* THE DATA:
+++
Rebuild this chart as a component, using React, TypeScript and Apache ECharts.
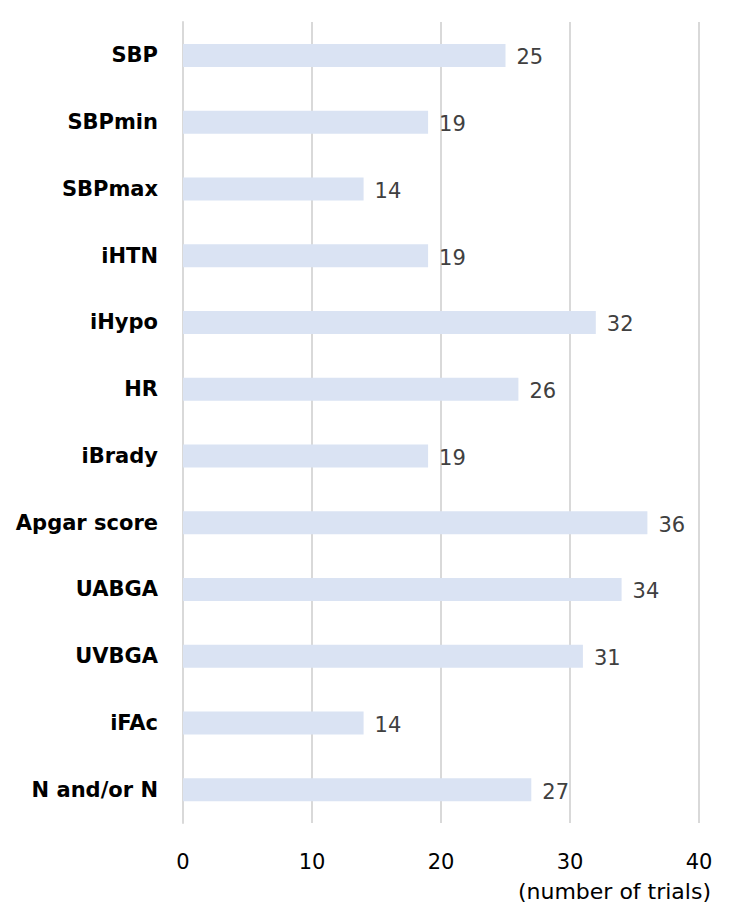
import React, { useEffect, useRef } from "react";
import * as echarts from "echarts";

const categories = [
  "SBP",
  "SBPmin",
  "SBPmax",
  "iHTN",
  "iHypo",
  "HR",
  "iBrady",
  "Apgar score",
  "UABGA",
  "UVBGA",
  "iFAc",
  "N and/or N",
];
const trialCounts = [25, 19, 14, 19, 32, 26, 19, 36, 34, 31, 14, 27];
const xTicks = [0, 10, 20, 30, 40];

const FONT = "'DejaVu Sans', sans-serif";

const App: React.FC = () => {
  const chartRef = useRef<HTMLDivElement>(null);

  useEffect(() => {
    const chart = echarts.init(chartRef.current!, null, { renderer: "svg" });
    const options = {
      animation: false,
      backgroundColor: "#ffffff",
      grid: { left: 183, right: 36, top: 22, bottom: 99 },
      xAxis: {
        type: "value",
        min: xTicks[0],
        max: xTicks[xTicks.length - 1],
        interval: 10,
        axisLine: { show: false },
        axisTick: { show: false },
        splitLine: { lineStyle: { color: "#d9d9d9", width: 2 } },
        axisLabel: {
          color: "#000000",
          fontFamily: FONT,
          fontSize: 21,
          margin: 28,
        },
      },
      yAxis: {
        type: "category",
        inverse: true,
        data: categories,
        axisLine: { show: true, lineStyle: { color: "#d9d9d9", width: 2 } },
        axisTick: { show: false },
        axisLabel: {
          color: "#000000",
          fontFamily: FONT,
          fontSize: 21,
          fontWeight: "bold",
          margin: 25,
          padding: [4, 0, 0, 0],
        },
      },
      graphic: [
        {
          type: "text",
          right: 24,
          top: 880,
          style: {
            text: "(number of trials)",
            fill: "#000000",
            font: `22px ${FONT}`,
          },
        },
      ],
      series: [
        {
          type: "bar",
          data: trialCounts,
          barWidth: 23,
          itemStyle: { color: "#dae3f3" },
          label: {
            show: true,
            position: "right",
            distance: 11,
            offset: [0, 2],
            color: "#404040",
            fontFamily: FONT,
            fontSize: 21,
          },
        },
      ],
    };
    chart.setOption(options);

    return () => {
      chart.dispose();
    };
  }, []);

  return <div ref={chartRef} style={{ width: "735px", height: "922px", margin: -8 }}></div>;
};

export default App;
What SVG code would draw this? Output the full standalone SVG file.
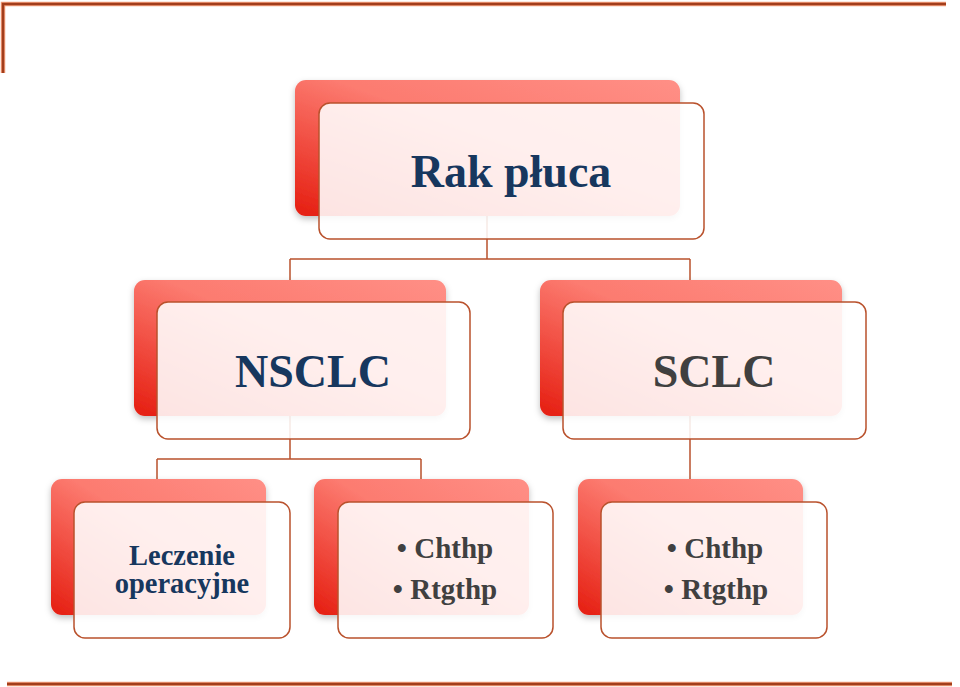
+++
* AIM:
Quote every record above exactly, leaving out the pictures.

* OUTPUT OF THE TASK:
Rebuild this chart as a component, using React, TypeScript and Apache ECharts.
import React, { useEffect, useRef } from "react";
import * as echarts from "echarts";

const categories = [
  "SBP",
  "SBPmin",
  "SBPmax",
  "iHTN",
  "iHypo",
  "HR",
  "iBrady",
  "Apgar score",
  "UABGA",
  "UVBGA",
  "iFAc",
  "N and/or N",
];
const trialCounts = [25, 19, 14, 19, 32, 26, 19, 36, 34, 31, 14, 27];
const xTicks = [0, 10, 20, 30, 40];

const FONT = "'DejaVu Sans', sans-serif";

const App: React.FC = () => {
  const chartRef = useRef<HTMLDivElement>(null);

  useEffect(() => {
    const chart = echarts.init(chartRef.current!, null, { renderer: "svg" });
    const options = {
      animation: false,
      backgroundColor: "#ffffff",
      grid: { left: 183, right: 36, top: 22, bottom: 99 },
      xAxis: {
        type: "value",
        min: xTicks[0],
        max: xTicks[xTicks.length - 1],
        interval: 10,
        axisLine: { show: false },
        axisTick: { show: false },
        splitLine: { lineStyle: { color: "#d9d9d9", width: 2 } },
        axisLabel: {
          color: "#000000",
          fontFamily: FONT,
          fontSize: 21,
          margin: 28,
        },
      },
      yAxis: {
        type: "category",
        inverse: true,
        data: categories,
        axisLine: { show: true, lineStyle: { color: "#d9d9d9", width: 2 } },
        axisTick: { show: false },
        axisLabel: {
          color: "#000000",
          fontFamily: FONT,
          fontSize: 21,
          fontWeight: "bold",
          margin: 25,
          padding: [4, 0, 0, 0],
        },
      },
      graphic: [
        {
          type: "text",
          right: 24,
          top: 880,
          style: {
            text: "(number of trials)",
            fill: "#000000",
            font: `22px ${FONT}`,
          },
        },
      ],
      series: [
        {
          type: "bar",
          data: trialCounts,
          barWidth: 23,
          itemStyle: { color: "#dae3f3" },
          label: {
            show: true,
            position: "right",
            distance: 11,
            offset: [0, 2],
            color: "#404040",
            fontFamily: FONT,
            fontSize: 21,
          },
        },
      ],
    };
    chart.setOption(options);

    return () => {
      chart.dispose();
    };
  }, []);

  return <div ref={chartRef} style={{ width: "735px", height: "922px", margin: -8 }}></div>;
};

export default App;
What SVG code would draw this? Output the full standalone SVG file.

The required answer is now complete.